--- BEGIN DATA SEGMENT ---
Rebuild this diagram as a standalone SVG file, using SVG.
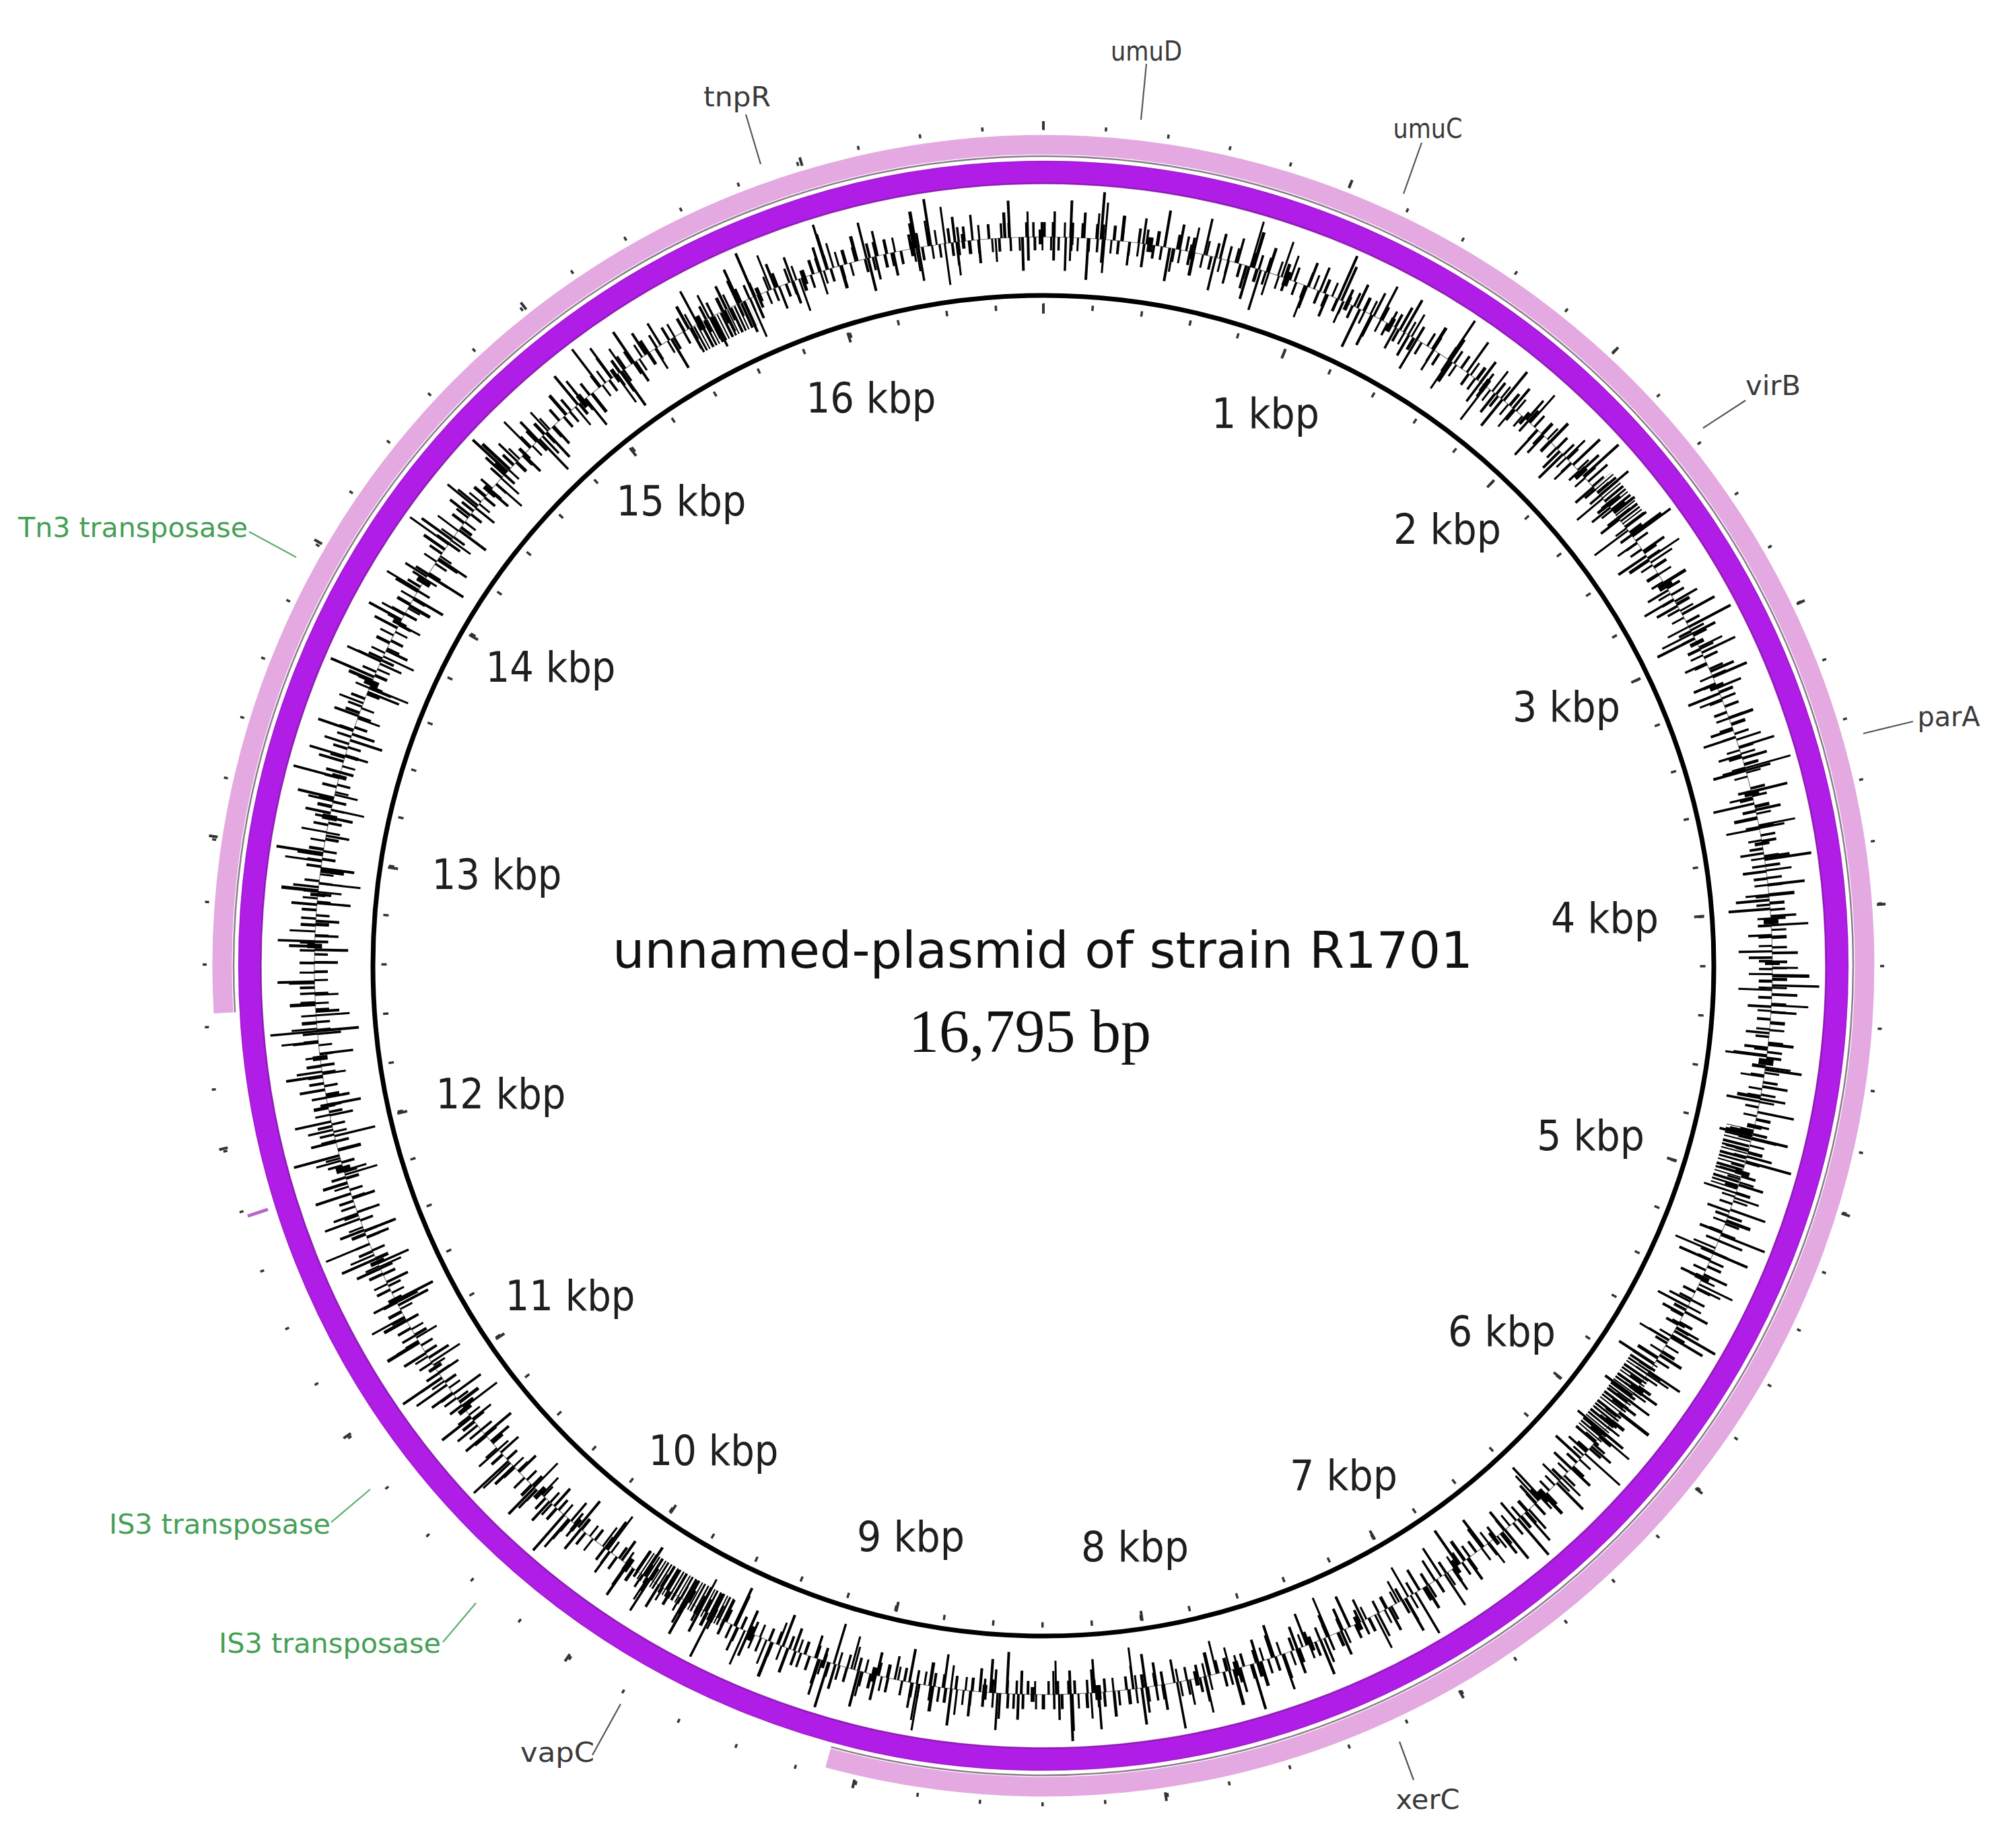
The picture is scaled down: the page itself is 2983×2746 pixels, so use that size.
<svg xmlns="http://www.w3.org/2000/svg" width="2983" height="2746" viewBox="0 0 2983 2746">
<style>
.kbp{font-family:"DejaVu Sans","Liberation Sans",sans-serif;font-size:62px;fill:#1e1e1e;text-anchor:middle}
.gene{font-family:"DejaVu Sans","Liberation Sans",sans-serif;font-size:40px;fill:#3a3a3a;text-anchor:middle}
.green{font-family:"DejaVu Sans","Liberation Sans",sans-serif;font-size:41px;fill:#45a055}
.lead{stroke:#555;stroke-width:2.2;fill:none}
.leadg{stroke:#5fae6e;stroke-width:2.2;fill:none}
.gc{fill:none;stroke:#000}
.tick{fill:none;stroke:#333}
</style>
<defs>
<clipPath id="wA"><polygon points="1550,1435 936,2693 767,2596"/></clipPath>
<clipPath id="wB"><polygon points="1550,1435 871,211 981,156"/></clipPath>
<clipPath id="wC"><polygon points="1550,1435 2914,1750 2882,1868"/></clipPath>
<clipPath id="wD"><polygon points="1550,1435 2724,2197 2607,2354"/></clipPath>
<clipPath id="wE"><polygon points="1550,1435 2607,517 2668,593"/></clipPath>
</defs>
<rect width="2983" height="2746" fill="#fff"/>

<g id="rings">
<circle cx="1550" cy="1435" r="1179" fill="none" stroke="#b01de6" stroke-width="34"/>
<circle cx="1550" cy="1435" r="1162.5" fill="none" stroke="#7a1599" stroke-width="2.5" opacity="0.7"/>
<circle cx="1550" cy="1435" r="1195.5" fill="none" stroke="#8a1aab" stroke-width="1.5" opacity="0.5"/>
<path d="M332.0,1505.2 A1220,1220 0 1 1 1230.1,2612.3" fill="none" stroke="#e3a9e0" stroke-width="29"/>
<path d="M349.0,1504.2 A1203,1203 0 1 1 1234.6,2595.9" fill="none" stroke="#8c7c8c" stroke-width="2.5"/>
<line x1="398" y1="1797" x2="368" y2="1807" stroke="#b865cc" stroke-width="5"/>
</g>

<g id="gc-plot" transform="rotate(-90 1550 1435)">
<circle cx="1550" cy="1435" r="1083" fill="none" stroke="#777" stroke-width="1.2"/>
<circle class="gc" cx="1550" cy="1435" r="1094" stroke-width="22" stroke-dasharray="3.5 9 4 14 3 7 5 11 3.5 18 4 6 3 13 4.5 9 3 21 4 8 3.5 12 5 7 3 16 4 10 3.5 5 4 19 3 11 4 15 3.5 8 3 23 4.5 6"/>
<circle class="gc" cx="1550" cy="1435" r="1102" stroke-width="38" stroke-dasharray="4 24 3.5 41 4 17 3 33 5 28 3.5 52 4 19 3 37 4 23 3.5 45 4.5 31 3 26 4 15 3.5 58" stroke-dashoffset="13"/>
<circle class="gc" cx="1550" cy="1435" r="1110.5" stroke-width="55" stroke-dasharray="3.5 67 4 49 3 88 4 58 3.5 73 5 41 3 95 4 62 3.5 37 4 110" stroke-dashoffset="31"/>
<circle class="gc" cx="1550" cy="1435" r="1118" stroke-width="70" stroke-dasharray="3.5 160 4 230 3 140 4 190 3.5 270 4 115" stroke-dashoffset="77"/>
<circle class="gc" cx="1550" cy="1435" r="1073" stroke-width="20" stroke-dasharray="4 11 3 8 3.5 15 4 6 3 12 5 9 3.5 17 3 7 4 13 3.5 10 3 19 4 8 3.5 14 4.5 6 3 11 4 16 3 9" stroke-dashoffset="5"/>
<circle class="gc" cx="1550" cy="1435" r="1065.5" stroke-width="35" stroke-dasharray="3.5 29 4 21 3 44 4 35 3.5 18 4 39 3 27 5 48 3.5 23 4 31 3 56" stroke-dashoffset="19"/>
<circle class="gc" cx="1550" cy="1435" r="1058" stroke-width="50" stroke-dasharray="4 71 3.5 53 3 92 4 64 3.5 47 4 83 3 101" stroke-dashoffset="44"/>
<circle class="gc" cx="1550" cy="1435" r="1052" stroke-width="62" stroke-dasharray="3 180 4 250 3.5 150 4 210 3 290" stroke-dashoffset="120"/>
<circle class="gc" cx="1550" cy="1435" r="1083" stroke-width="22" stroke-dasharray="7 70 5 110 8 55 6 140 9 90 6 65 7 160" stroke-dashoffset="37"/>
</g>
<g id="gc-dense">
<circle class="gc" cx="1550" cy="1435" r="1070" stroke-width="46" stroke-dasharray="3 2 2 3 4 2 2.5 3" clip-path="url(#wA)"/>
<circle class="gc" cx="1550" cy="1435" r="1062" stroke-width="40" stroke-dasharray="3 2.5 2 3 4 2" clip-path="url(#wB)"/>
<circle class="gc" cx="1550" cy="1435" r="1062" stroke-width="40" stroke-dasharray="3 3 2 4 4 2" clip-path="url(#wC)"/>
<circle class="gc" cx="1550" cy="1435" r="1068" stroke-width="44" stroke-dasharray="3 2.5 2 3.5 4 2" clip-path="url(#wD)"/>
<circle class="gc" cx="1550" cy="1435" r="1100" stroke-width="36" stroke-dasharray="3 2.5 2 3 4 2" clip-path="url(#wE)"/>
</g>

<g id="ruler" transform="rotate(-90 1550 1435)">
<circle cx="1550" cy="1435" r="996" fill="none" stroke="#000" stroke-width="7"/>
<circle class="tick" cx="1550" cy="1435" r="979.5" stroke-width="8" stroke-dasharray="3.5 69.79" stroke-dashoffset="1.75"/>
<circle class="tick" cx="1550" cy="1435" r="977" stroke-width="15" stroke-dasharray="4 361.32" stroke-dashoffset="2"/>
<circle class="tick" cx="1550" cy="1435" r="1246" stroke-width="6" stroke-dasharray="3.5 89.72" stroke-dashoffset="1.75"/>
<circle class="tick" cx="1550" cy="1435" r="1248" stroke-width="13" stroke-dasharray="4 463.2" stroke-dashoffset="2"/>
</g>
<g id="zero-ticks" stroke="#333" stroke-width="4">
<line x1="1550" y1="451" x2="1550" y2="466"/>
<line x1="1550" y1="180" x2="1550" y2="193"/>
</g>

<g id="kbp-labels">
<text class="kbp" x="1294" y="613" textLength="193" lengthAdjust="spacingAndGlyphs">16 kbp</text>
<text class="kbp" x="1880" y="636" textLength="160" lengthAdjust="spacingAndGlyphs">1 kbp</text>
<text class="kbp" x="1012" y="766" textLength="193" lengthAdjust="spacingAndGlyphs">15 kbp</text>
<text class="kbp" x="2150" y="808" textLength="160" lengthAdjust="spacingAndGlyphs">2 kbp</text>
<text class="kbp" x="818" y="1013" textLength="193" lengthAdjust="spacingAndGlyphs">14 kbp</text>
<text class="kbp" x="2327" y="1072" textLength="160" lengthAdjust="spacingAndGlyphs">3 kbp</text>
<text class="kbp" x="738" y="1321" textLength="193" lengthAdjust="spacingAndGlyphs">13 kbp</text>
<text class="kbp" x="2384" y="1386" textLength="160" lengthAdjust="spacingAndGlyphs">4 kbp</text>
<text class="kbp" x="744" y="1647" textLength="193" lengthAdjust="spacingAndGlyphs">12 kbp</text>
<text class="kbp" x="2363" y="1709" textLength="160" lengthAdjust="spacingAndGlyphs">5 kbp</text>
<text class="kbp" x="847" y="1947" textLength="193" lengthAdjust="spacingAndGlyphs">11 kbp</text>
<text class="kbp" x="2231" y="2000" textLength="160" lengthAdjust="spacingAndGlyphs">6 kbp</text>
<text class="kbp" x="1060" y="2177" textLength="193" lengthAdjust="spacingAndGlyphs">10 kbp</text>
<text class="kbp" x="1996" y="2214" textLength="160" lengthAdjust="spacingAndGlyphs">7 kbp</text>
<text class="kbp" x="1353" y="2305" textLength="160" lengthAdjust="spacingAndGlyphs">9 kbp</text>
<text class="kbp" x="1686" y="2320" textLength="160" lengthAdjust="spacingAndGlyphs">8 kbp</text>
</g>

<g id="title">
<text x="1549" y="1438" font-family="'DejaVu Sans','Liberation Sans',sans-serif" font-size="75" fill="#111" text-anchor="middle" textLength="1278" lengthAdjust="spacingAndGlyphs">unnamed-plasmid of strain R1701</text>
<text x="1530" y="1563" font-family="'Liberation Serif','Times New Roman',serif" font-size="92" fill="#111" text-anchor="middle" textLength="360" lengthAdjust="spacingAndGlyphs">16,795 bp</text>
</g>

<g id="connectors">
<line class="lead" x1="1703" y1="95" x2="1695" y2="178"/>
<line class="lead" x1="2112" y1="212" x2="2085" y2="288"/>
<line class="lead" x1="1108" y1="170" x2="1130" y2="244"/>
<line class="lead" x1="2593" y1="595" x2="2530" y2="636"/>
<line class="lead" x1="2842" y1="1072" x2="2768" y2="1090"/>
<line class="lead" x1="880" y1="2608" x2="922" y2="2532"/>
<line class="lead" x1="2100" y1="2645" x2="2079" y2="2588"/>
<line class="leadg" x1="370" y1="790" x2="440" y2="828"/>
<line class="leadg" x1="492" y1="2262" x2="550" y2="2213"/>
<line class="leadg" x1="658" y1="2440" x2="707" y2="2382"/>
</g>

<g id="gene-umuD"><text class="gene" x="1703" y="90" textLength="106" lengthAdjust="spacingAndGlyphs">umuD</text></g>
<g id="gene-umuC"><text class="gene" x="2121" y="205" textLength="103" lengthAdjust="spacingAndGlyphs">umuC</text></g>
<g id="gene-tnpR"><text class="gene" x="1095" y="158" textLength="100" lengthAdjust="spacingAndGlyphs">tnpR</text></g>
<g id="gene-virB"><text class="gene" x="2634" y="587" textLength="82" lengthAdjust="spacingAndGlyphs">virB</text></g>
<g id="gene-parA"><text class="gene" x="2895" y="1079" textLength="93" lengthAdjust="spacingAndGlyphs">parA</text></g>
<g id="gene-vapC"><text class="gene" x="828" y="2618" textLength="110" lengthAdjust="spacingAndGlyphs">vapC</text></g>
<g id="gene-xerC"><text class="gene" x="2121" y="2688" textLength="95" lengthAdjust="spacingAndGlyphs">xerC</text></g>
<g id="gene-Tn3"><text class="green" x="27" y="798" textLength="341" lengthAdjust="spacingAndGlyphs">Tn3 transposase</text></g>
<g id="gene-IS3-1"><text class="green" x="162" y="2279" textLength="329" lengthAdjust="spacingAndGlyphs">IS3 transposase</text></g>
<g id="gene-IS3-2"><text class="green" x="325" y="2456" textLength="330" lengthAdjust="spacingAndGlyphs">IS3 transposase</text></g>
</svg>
--- END DATA SEGMENT ---
Search the data for "size". Copy every matching line.

SOLUTION FOR THIS EXERCISE =
The picture is scaled down: the page itself is 2983×2746 pixels, so use that size.
.kbp{font-family:"DejaVu Sans","Liberation Sans",sans-serif;font-size:62px;fill:#1e1e1e;text-anchor:middle}
.gene{font-family:"DejaVu Sans","Liberation Sans",sans-serif;font-size:40px;fill:#3a3a3a;text-anchor:middle}
.green{font-family:"DejaVu Sans","Liberation Sans",sans-serif;font-size:41px;fill:#45a055}
<text x="1549" y="1438" font-family="'DejaVu Sans','Liberation Sans',sans-serif" font-size="75" fill="#111" text-anchor="middle" textLength="1278" lengthAdjust="spacingAndGlyphs">unnamed-plasmid of strain R1701</text>
<text x="1530" y="1563" font-family="'Liberation Serif','Times New Roman',serif" font-size="92" fill="#111" text-anchor="middle" textLength="360" lengthAdjust="spacingAndGlyphs">16,795 bp</text>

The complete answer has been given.